Agricoltura ed economia verde
06 Maggio 2024
Il proliferare dei birrifici artigianali può creare confusione nell’identificazione di quegli imprenditori che possono definirsi “agricoli”, in quanto produttori delle materie prime per il mezzo di un’attività agricola principale seguita da un’attività connessa di trasformazione.
Tutto nasce dal D.M. 212/2010, per il mezzo del quale la birra è entrata a fare parte dei beni che, fiscalmente, possono essere oggetto delle attività agricole connesse di cui all’art. 32, c. 2, lett. c) del Tuir, acquisendo pertanto il requisito di prodotto agricolo.
Tale situazione ha generato, da un punto di vista lessicale e commerciale, una certa confusione soprattutto in seguito al D.D.L. 1328-B/2016 che ha definito i confini dei birrifici artigianali. Il citato D.D.L. recita: “si definisce birra artigianale la birra prodotta da piccoli birrifici indipendenti e non sottoposta, durante la fase di produzione, a processi di pastorizzazione e microfiltrazione. Ai fini del presente comma si intende per piccolo birrificio indipendente un birrificio che sia legalmente ed economicamente indipendente da qualsiasi altro birrificio, che utilizzi impianti fisicamente distinti da quelli di qualsiasi altro birrificio, che non operi sotto licenza e la cui produzione annua non superi i 200.000 ettolitri, includendo in questo quantitativo le quantità di prodotto per conto terzi”.
La confusione deriva dal fatto che il predetto riconoscimento di prodotto agricolo e la successiva definizione di birra artigianale porta ad assimilare le 2 situazioni, facendo di fatto un connubio diretto tra birra artigianale e agricola.

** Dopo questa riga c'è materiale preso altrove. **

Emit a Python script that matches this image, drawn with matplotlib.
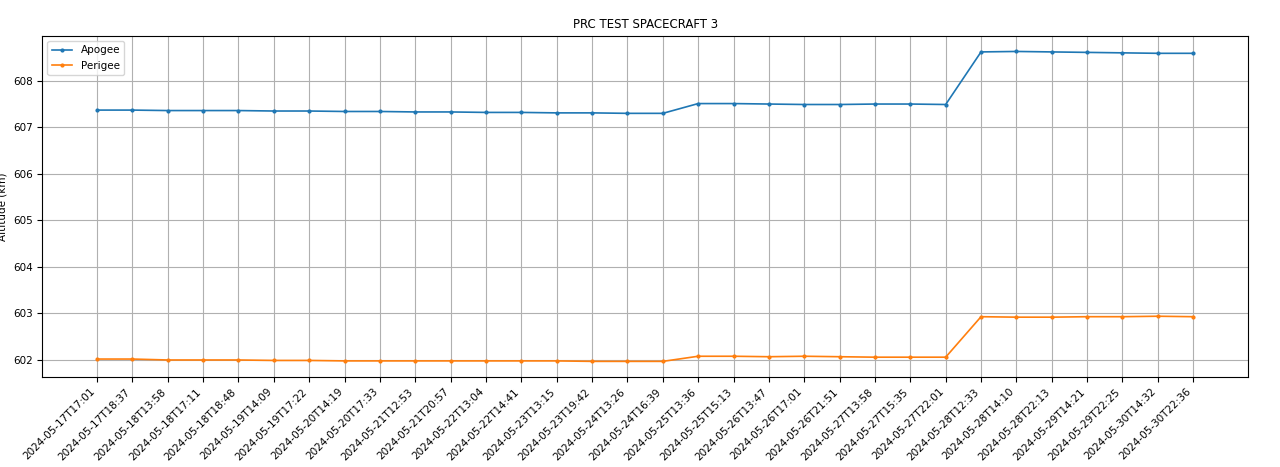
import matplotlib
matplotlib.use("Agg")
import matplotlib.pyplot as plt

plt.rcParams["font.size"] = 7.5

times = [
    "2024-05-17T17:01", "2024-05-17T18:37", "2024-05-18T13:58", "2024-05-18T17:11",
    "2024-05-18T18:48", "2024-05-19T14:09", "2024-05-19T17:22", "2024-05-20T14:19",
    "2024-05-20T17:33", "2024-05-21T12:53", "2024-05-21T20:57", "2024-05-22T13:04",
    "2024-05-22T14:41", "2024-05-23T13:15", "2024-05-23T19:42", "2024-05-24T13:26",
    "2024-05-24T16:39", "2024-05-25T13:36", "2024-05-25T15:13", "2024-05-26T13:47",
    "2024-05-26T17:01", "2024-05-26T21:51", "2024-05-27T13:58", "2024-05-27T15:35",
    "2024-05-27T22:01", "2024-05-28T12:33", "2024-05-28T14:10", "2024-05-28T22:13",
    "2024-05-29T14:21", "2024-05-29T22:25", "2024-05-30T14:32", "2024-05-30T22:36",
]
apogee = [
    607.37, 607.37, 607.36, 607.36, 607.36, 607.35, 607.35, 607.34, 607.34, 607.33,
    607.33, 607.32, 607.32, 607.31, 607.31, 607.30, 607.30,
    607.51, 607.51, 607.50, 607.49, 607.49, 607.50, 607.50, 607.49,
    608.62, 608.63, 608.62, 608.61, 608.60, 608.59, 608.59,
]
perigee = [
    602.02, 602.02, 602.00, 602.00, 602.00, 601.99, 601.99, 601.98, 601.98, 601.98,
    601.98, 601.98, 601.98, 601.98, 601.97, 601.97, 601.97,
    602.08, 602.08, 602.07, 602.08, 602.07, 602.06, 602.06, 602.06,
    602.93, 602.92, 602.92, 602.93, 602.93, 602.94, 602.93,
]

fig, ax = plt.subplots(figsize=(12.8, 4.67), dpi=100)
ax.plot(times, apogee, marker=".", markersize=4, linewidth=1.2, label="Apogee")
ax.plot(times, perigee, marker=".", markersize=4, linewidth=1.2, label="Perigee")
ax.set_title("PRC TEST SPACECRAFT 3", fontsize=8.5)
ax.set_xlabel("Date/Time")
ax.set_ylabel("Altitude (km)")
ax.grid(True)
ax.legend(loc="upper left")
plt.setp(ax.get_xticklabels(), rotation=45, ha="right")
fig.subplots_adjust(left=0.033, right=0.975, top=0.923, bottom=0.193)
fig.savefig("out.png")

Nella realtà, la distinzione è marcata e sicuramente una produzione di birra in ambito agricolo rispetta i limiti e le caratteristiche della produzione artigianale di birra come da definizione del D.D.L., ma oltre a tali parametri deve altresì rispettare quelli relativi alla definizione di attività agricola connessa di cui all’art. 2135, c. 3 c.c.
Produrre birra in ambito agricolo significa infatti che l’azienda agricola, perché di questo si tratta, deve svolgere l’attività agricola principale tramite la quale coltivare e produrre, in via prevalente, i prodotti agricoli necessari alla produzione della birra quali orzo, luppolo, ecc., per poi procedere all’attività agricola connessa di trasformazione, qual è la produzione di birra, che deve essere intrapresa dal medesimo soggetto che svolge l’attività agricola principale.
Il concetto di prevalenza, anche in questo ambito, è quello di cui alla circolare n. 44/E/2002 che rimanda ad un criterio quantitativo per i prodotti dello stesso comparto agronomico (orzo con orzo – luppolo con luppolo) oppure a un criterio basato sul valore, nel caso di prodotti non omogenei.
Nell’ambito brassicolo, tale situazione di prevalenza di valore del prodotto proprio rispetto al prodotto acquistato da terzi è di attualità in quanto molte aziende agricole che producono birra coltivano l’orzo ma non il luppolo che, seppure utilizzato in quantità decisamente inferiori rispetto all’orzo, ha un valore molto più alto che rischia di compromettere la prevalenza come definita dalla citata circolare.
Da questa breve analisi si comprende quindi come birra artigianale e birra agricola non sono sinonimi ma, nonostante debbano sottostare alle stesse limitazioni in tema di processi di pastorizzazione e microfiltrazione così come a quelle quantitative, derivano da attività molto diverse.
Le birre artigianali, non agricole, sono infatti prodotte con materie prime interamente acquistate sul mercato e la determinazione del reddito di tale attività soggiace alle regole del reddito d’impresa. Nel caso delle birre prodotte in ambito agricolo, invece, le materie prime devono essere in prevalenza approvvigionate dall’attività agricola e, rispettato tale requisito, il reddito è interamente ricompreso nel reddito agrario dei terreni condotti ai sensi dell’art. 32 del Tuir.